A new Cornell study offers fresh clues to how to remove manganese from the brain, identifying a protein that's critical in flushing it out. The finding could have major implications for welders, miners and people living near industrial sites, as well as people with rare genetic mutations that disrupt how the body handles the metal.
"The brain has ways to protect itself from toxic buildup, but we haven't fully understood how that works," said Tolunay Beker Aydemir, assistant professor of molecular nutrition in the College of Human Ecology. "Our study identifies a protein that helps clear excess manganese, which is critical because too much of this metal can damage the brain."
This should be important to the general public because in some places, she said, there is a lot of manganese in the drinking water. And there can be high amounts in baby formula, which could be even higher if it's prepared with water that is also high in manganese.
Aydemir is the senior author and her former graduate student Jiaqi Zou is the first author of the study, published in The Journal of Nutrition in April. Their study focuses on ZIP14, a protein embedded in the cells that form the brain's most critical protective boundary.
That boundary - the blood-brain barrier - is a tightly controlled interface where the brain's blood vessels act as a selective filter, allowing nutrients in while keeping pathogens and toxins out. The cells lining these tiny vessels, called endothelial cells, are exquisitely organized, with distinct inner and outer surfaces that face the bloodstream and the brain tissue, respectively. Because these cells are polarized, proteins can have very different roles depending on which side of the cell they occupy.
The Cornell team found that ZIP14 is present on both sides of the cells that line the brain's blood vessels. But when manganese levels rise, the protein becomes more concentrated on the brain-facing side, where it helps move excess manganese out of the brain and into the blood. Rather than acting as an entry point, ZIP14 primarily supports the brain's ability to clear this metal. It's more like the cell shifts more of these transporters to where they're needed most, helping remove manganese when levels get too high.
To see this clearly, the researchers turned to a cutting-edge imaging approach called expansion microscopy, leveraging expertise from the lab of Yuhan Wang, assistant professor of nutritional sciences in Cornell Human Ecology.
"The technology was not developed for this," Aydemir said. "But this collaboration helps answer some very fundamental questions about these very small cells."
The technique works by embedding tissue in a swellable hydrogel that physically expands, Wang said, spreading structures apart to reveal details that would otherwise be invisible.
"The expansion helps to localize these transporters within the thin cells lining the blood-brain barrier," Wang said.
Applied to thin slices of mouse brain, the method allowed the team to pinpoint exactly where ZIP14 sits within the nanoscopic architecture of blood vessel walls, and to watch how its position shifted when the animals were exposed to excess manganese.
Under normal conditions, ZIP14 was distributed across both surfaces of the endothelial cells.
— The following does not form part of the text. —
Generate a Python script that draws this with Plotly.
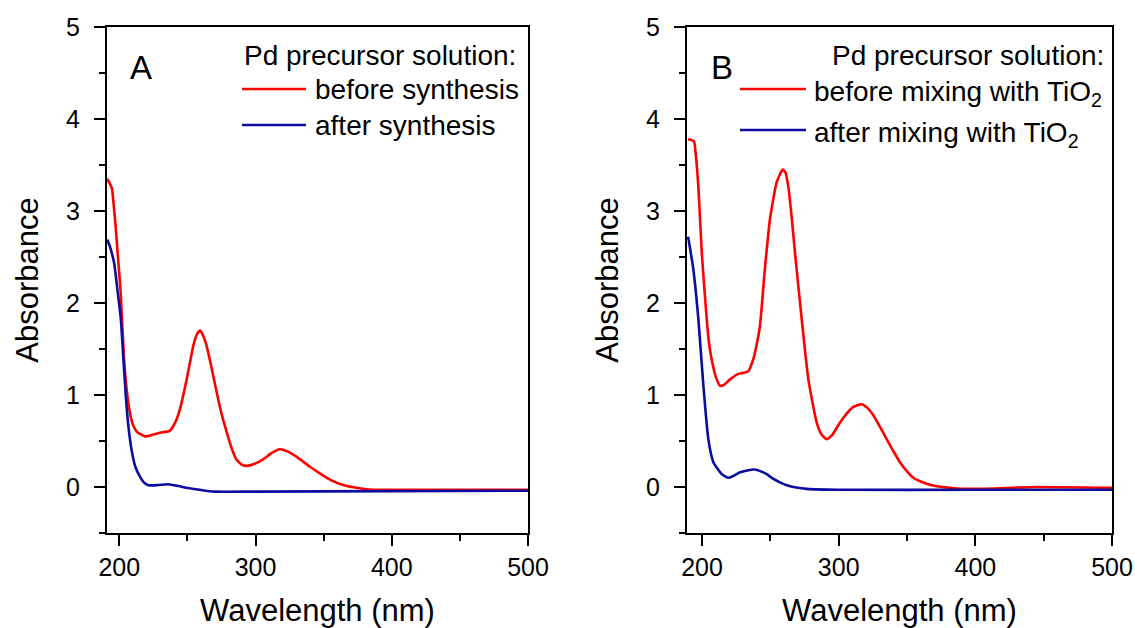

But after manganese exposure, the protein migrated, clustering more heavily on the brain-facing side, as if rallying to meet the threat.
It's like the cell is responding to a flood by moving more pumps to the right side of the levee, Aydemir explained.
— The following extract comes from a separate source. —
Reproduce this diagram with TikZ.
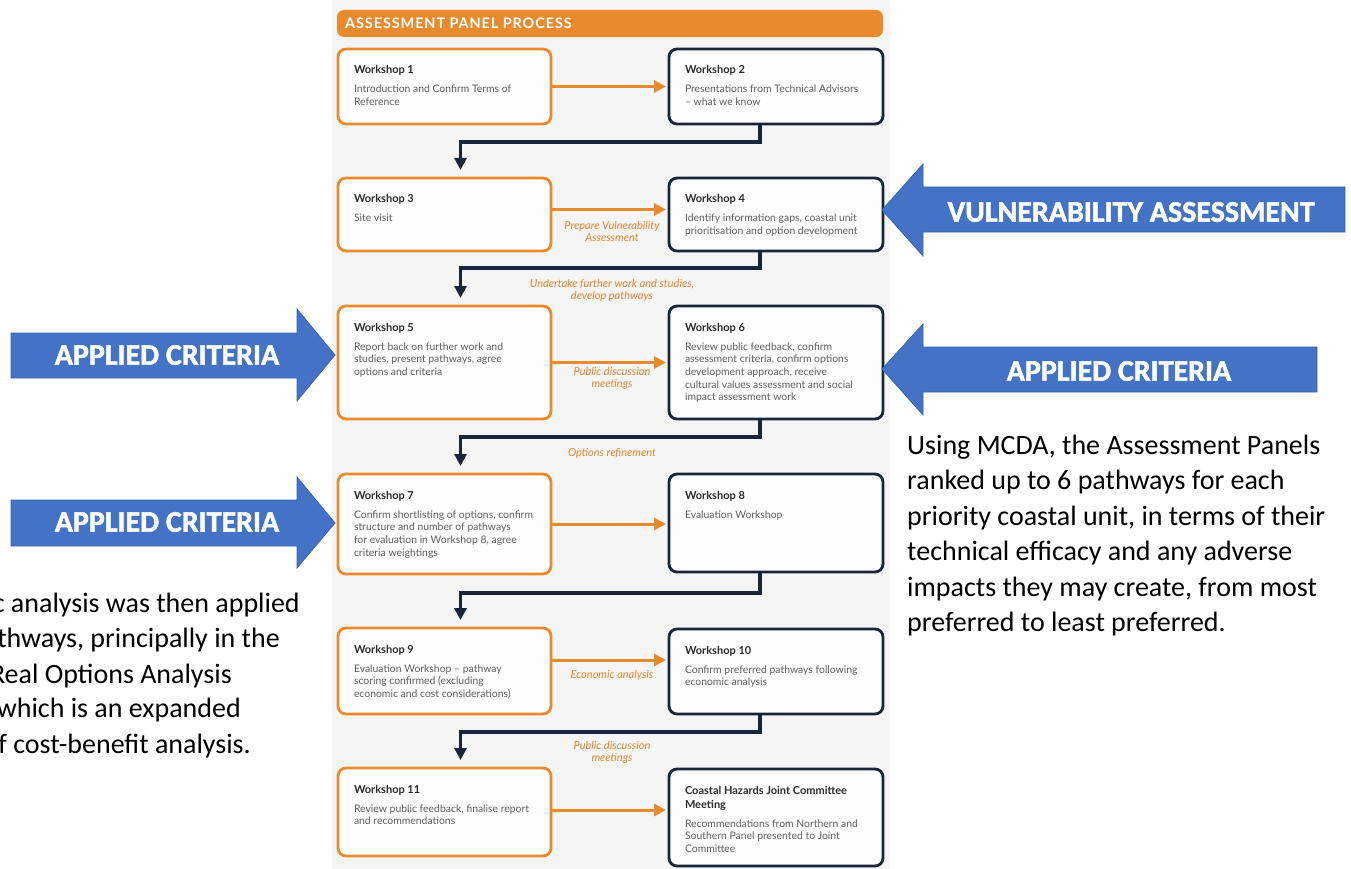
\documentclass[tikz,border=0pt]{standalone}
\usepackage{fontspec}
\setmainfont{Lato}
\newfontfamily\annfont{Carlito}
\newfontfamily\callfont[FakeBold=1.6]{Carlito Bold}
\usetikzlibrary{arrows.meta}

\definecolor{orangeC}{HTML}{E98A2E}
\definecolor{navyC}{HTML}{17263A}
\definecolor{panelC}{HTML}{F5F5F5}
\definecolor{boxC}{HTML}{FDFDFD}
\definecolor{ttlC}{HTML}{2B2B2B}
\definecolor{bodyC}{HTML}{5E5E5E}
\definecolor{lblC}{HTML}{E5852F}
\definecolor{blueC}{HTML}{4472C4}
\definecolor{blueEdge}{HTML}{3A64B0}

% workshop box contents: bold heading, then grey body lines
\newcommand\wscontent[2]{\parbox[t]{200pt}{\raggedright
  \fontsize{11}{14}\selectfont\bfseries\leavevmode\textcolor{ttlC}{#1}\par
  \vspace{6.3pt}%
  \fontsize{10.4}{12.7}\selectfont\mdseries\leavevmode\textcolor{bodyC}{#2}\par}}

\tikzset{
  obox/.style={draw=orangeC, fill=boxC, line width=2.8pt, rounded corners=8pt,
    anchor=north west, inner sep=0pt, outer sep=0pt},
  nbox/.style={obox, draw=navyC},
  wtext/.style={anchor=base west, inner sep=0pt, outer sep=0pt},
  oarrow/.style={draw=orangeC, line width=3pt,
    -{Triangle[length=12pt,width=12pt]}, shorten >=3pt},
  narrow/.style={draw=navyC, line width=3.2pt,
    -{Triangle[length=12pt,width=12pt]}, shorten >=8pt},
  lbl/.style={text=lblC, font=\fontsize{11}{12}\selectfont\itshape,
    align=center, inner sep=0pt},
  bluearrow/.style={fill=blueC, draw=blueEdge, line width=0.8pt},
  bluetext/.style={text=white, font=\callfont\fontsize{30}{30}\selectfont,
    inner sep=0pt},
  note/.style={inner sep=0pt, font=\annfont\fontsize{28}{35.5}\selectfont},
}

\begin{document}
\begin{tikzpicture}[x=1pt,y=-1pt]
\useasboundingbox (0,0) rectangle (1351,869);
\clip (0,0) rectangle (1351,869);

% grey panel behind the process chart
\fill[panelC] (332,0) rectangle (890,869);

% heading bar
\node[fill=orangeC, rounded corners=7pt, minimum width=546pt, minimum height=27pt,
  anchor=north west, inner sep=0pt, outer sep=0pt] (bar) at (337,10) {};
\node[anchor=base west, inner sep=0pt, text=white,
  font=\fontsize{14.5}{14.5}\selectfont\bfseries\addfontfeature{LetterSpace=6}]
  (bartext) at (345,28.5) {ASSESSMENT PANEL PROCESS};

% workshop boxes
\node[obox, minimum width=213pt, minimum height=75pt]  (w1) at (338,49) {};
\node[nbox, minimum width=214pt, minimum height=75pt]  (w2) at (669,49) {};
\node[obox, minimum width=213pt, minimum height=73pt]  (w3) at (338,178) {};
\node[nbox, minimum width=214pt, minimum height=73pt]  (w4) at (669,178) {};
\node[obox, minimum width=213pt, minimum height=113pt] (w5) at (338,306) {};
\node[nbox, minimum width=214pt, minimum height=113pt] (w6) at (669,306) {};
\node[obox, minimum width=213pt, minimum height=100pt] (w7) at (338,474) {};
\node[nbox, minimum width=214pt, minimum height=98pt]  (w8) at (669,474) {};
\node[obox, minimum width=213pt, minimum height=86pt]  (w9) at (338,628) {};
\node[nbox, minimum width=214pt, minimum height=85pt]  (w10) at (669,629) {};
\node[obox, minimum width=213pt, minimum height=88pt]  (w11) at (338,768) {};
\node[nbox, minimum width=214pt, minimum height=97pt]  (jc) at (669,769) {};

% box texts
\node[wtext] (w1t) at ([xshift=16pt,yshift=-25pt]w1.north west)
  {\wscontent{Workshop 1}{Introduction and Confirm Terms of\\Reference}};
\node[wtext] (w2t) at ([xshift=16pt,yshift=-25pt]w2.north west)
  {\wscontent{Workshop 2}{Presentations from Technical Advisors\\-- what we know}};
\node[wtext] (w3t) at ([xshift=16pt,yshift=-25pt]w3.north west)
  {\wscontent{Workshop 3}{Site visit}};
\node[wtext] (w4t) at ([xshift=16pt,yshift=-25pt]w4.north west)
  {\wscontent{Workshop 4}{Identify information gaps, coastal unit\\prioritisation and option development}};
\node[wtext] (w5t) at ([xshift=16pt,yshift=-25pt]w5.north west)
  {\wscontent{Workshop 5}{Report back on further work and\\studies, present pathways, agree\\options and criteria}};
\node[wtext] (w6t) at ([xshift=16pt,yshift=-25pt]w6.north west)
  {\wscontent{Workshop 6}{Review public feedback, confirm\\assessment criteria, confirm options\\development approach, receive\\cultural values assessment and social\\impact assessment work}};
\node[wtext] (w7t) at ([xshift=16pt,yshift=-25pt]w7.north west)
  {\wscontent{Workshop 7}{Confirm shortlisting of options, confirm\\structure and number of pathways\\for evaluation in Workshop 8, agree\\criteria weightings}};
\node[wtext] (w8t) at ([xshift=16pt,yshift=-25pt]w8.north west)
  {\wscontent{Workshop 8}{Evaluation Workshop}};
\node[wtext] (w9t) at ([xshift=16pt,yshift=-25pt]w9.north west)
  {\wscontent{Workshop 9}{Evaluation Workshop -- pathway\\scoring confirmed (excluding\\economic and cost considerations)}};
\node[wtext] (w10t) at ([xshift=16pt,yshift=-25pt]w10.north west)
  {\wscontent{Workshop 10}{Confirm preferred pathways following\\economic analysis}};
\node[wtext] (w11t) at ([xshift=16pt,yshift=-25pt]w11.north west)
  {\wscontent{Workshop 11}{Review public feedback, finalise report\\and recommendations}};
\node[wtext] (jct) at ([xshift=16pt,yshift=-25pt]jc.north west)
  {\wscontent{Coastal Hazards Joint Committee\\Meeting}{Recommendations from Northern and\\Southern Panel presented to Joint\\Committee}};

% orange arrows across each row
\coordinate (a1) at (w1.east);
\coordinate (a3) at ([yshift=5pt]w3.east);
\coordinate (a5) at (w5.east);
\coordinate (a7) at (w7.east);
\coordinate (a9) at ([yshift=11pt]w9.east);
\coordinate (a11) at ([yshift=2pt]w11.east);
\draw[oarrow] (a1) -- (a1 -| w2.west);
\draw[oarrow] (a3) -- (a3 -| w4.west);
\draw[oarrow] (a5) -- (a5 -| w6.west);
\draw[oarrow] (a7) -- (a7 -| w8.west);
\draw[oarrow] (a9) -- (a9 -| w10.west);
\draw[oarrow] (a11) -- (a11 -| jc.west);

% dark connectors down to the next row
\draw[narrow] ([xshift=-16pt]w2.south) -- ++(0,18) -| ([xshift=16pt]w3.north);
\draw[narrow] ([xshift=-16pt]w4.south) -- ++(0,17) -| ([xshift=16pt]w5.north);
\draw[narrow] ([xshift=-16pt]w6.south) -- ++(0,18) -| ([xshift=16pt]w7.north);
\draw[narrow] ([xshift=-16pt]w8.south) -- ++(0,21) -| ([xshift=16pt]w9.north);
\draw[narrow] ([xshift=-16pt]w10.south) -- ++(0,18) -| ([xshift=16pt]w11.north);

% step labels
\node[lbl] (l34) at (612,231) {Prepare Vulnerability\\Assessment};
\node[lbl] (l45) at (612,290) {Undertake further work and studies,\\develop pathways};
\node[lbl] (l56) at (612,378) {Public discussion\\meetings};
\node[lbl] (l67) at (612,453) {Options refinement};
\node[lbl] (l910) at (612,675) {Economic analysis};
\node[lbl] (l1011) at (612,752) {Public discussion\\meetings};

% blue call-out arrows
\fill[bluearrow] (11,333) -- (297,333) -- (297,309) -- (335,355) -- (297,401)
  -- (297,378) -- (11,378) -- cycle;
\node[bluetext] (ac1) at (167,355) {APPLIED CRITERIA};
\fill[bluearrow] (11,500) -- (297,500) -- (297,477) -- (335,523) -- (297,568)
  -- (297,546) -- (11,546) -- cycle;
\node[bluetext] (ac2) at (167,522) {APPLIED CRITERIA};
\fill[bluearrow] (1345,187) -- (923,187) -- (923,164) -- (882,210) -- (923,256)
  -- (923,232) -- (1345,232) -- cycle;
\node[bluetext] (va) at (1131,212) {VULNERABILITY ASSESSMENT};
\fill[bluearrow] (1317,347) -- (923,347) -- (923,324) -- (882,369) -- (923,415)
  -- (923,392) -- (1317,392) -- cycle;
\node[bluetext] (ac3) at (1119,371) {APPLIED CRITERIA};

% notes
\node[note, anchor=base west] (mcda) at (907,454)
  {\parbox[t]{440pt}{\annfont\fontsize{28}{35.5}\selectfont
   Using MCDA, the Assessment Panels\\
   ranked up to 6 pathways for each\\
   priority coastal unit, in terms of their\\
   technical efficacy and any adverse\\
   impacts they may create, from most\\
   preferred to least preferred.}};

\node[note, anchor=base east] (e1) at (300,612) {c analysis was then applied};
\node[note, anchor=base east] (e2) at (280,647) {thways, principally in the};
\node[note, anchor=base east] (e3) at (232,683) {Real Options Analysis};
\node[note, anchor=base east] (e4) at (241,717) {which is an expanded};
\node[note, anchor=base east] (e5) at (251,753) {f cost-benefit analysis.};
\end{tikzpicture}
\end{document}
To test what happens when the system breaks down, the researchers engineered mice lacking ZIP14 specifically in their endothelial cells. These animals accumulated significantly more manganese in the brain, particularly after being exposed to the metal through their noses - a delivery method that mimics how people inhale manganese-contaminated air in occupational settings.
Crucially, removing ZIP14 did not seem to affect how much manganese entered the brain in the first place. What changed was the brain's ability to clear it. The protein's major role, the researchers concluded, is in efflux, not influx - helping clarify how the brain clears manganese.
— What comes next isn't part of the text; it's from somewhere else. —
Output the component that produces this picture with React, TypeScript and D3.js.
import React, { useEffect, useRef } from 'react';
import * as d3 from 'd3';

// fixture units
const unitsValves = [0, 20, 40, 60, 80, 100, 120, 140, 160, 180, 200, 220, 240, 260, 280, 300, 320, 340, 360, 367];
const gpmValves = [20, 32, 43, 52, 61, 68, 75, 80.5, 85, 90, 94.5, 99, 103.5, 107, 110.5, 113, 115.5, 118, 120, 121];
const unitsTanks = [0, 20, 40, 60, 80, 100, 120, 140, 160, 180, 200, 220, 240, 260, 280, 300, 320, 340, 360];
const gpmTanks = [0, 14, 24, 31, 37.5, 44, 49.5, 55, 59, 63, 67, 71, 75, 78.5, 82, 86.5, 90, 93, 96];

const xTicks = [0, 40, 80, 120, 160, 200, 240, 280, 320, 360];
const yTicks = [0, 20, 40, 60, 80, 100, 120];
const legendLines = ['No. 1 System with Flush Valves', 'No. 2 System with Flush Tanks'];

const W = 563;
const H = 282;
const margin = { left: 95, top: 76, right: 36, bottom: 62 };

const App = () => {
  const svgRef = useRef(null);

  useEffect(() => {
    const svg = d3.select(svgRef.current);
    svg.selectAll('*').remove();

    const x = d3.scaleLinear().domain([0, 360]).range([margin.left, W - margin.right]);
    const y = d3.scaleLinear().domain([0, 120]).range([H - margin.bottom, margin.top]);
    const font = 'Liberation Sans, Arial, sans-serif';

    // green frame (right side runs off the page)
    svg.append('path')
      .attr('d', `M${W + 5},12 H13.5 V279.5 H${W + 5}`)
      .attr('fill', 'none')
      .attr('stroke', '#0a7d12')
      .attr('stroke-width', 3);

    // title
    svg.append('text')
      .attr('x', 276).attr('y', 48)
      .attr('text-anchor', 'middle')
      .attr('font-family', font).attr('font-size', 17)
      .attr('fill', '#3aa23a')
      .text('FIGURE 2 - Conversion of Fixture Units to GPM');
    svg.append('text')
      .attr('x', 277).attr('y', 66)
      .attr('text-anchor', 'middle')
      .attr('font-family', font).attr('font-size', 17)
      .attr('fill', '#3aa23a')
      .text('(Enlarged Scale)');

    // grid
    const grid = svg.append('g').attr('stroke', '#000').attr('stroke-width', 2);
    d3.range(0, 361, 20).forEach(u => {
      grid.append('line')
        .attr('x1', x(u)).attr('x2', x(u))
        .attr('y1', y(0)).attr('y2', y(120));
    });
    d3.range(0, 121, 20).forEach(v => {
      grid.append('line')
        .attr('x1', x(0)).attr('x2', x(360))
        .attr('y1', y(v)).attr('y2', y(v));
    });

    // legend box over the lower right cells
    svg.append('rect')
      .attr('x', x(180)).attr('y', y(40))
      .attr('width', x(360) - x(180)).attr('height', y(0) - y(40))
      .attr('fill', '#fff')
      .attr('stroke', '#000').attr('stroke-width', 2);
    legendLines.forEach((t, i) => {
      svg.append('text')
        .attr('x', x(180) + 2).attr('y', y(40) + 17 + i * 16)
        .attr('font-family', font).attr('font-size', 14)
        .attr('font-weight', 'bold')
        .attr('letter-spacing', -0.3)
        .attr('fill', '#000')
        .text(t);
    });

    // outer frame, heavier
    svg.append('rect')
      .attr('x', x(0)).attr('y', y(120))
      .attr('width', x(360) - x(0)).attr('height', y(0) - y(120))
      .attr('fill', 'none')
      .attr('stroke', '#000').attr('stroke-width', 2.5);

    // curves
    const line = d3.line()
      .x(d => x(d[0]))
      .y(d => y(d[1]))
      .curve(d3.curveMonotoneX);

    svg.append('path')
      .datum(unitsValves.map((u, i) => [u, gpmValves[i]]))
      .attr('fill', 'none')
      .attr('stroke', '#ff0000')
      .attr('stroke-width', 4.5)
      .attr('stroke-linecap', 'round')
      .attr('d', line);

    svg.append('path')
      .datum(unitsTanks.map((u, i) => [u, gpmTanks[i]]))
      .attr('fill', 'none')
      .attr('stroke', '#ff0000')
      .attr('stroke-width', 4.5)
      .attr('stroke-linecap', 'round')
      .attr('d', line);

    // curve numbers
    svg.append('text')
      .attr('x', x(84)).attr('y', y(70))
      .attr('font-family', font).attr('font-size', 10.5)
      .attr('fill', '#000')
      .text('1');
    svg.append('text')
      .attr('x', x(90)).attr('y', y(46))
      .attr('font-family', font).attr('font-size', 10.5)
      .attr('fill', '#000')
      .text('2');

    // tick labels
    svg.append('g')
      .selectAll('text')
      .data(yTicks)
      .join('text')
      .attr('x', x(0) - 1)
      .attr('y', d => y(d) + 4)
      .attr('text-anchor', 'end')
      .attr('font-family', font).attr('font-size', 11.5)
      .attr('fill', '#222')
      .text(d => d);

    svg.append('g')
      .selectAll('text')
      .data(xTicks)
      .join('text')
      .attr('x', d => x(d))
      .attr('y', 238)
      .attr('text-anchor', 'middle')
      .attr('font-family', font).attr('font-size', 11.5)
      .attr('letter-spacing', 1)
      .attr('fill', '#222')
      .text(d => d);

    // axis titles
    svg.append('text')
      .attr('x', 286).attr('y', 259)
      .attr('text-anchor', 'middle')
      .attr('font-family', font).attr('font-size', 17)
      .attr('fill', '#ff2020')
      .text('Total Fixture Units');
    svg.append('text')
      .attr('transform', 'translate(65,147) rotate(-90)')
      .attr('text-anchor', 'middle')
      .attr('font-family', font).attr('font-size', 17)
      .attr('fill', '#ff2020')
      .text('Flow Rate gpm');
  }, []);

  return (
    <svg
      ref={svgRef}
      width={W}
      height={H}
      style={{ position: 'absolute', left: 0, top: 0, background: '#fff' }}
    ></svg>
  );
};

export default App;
The mice without the protein also showed a specific cognitive deficit: impaired recognition memory, the kind that lets you remember whether you've seen an object before. Motor function, however, appeared intact, a surprising finding that suggests manganese's damage may depend on which brain regions accumulate the metal, not just how much there is overall.
The findings carry practical implications. Mutations in the ZIP14 gene are already known to cause a rare and devastating childhood disorder involving severe manganese poisoning and movement problems. But even beyond rare genetics, the study points to a broader vulnerability. As industrial and environmental manganese exposure rises globally, knowing how the brain defends itself may eventually inform how doctors think about protecting it.
"We can't only concentrate on how potentially harmful metals get into the brain - we have to think about how to get them out," Aydemir said, adding that data suggests ZIP14 may be an important defense against other metals such as iron, zinc and cadmium.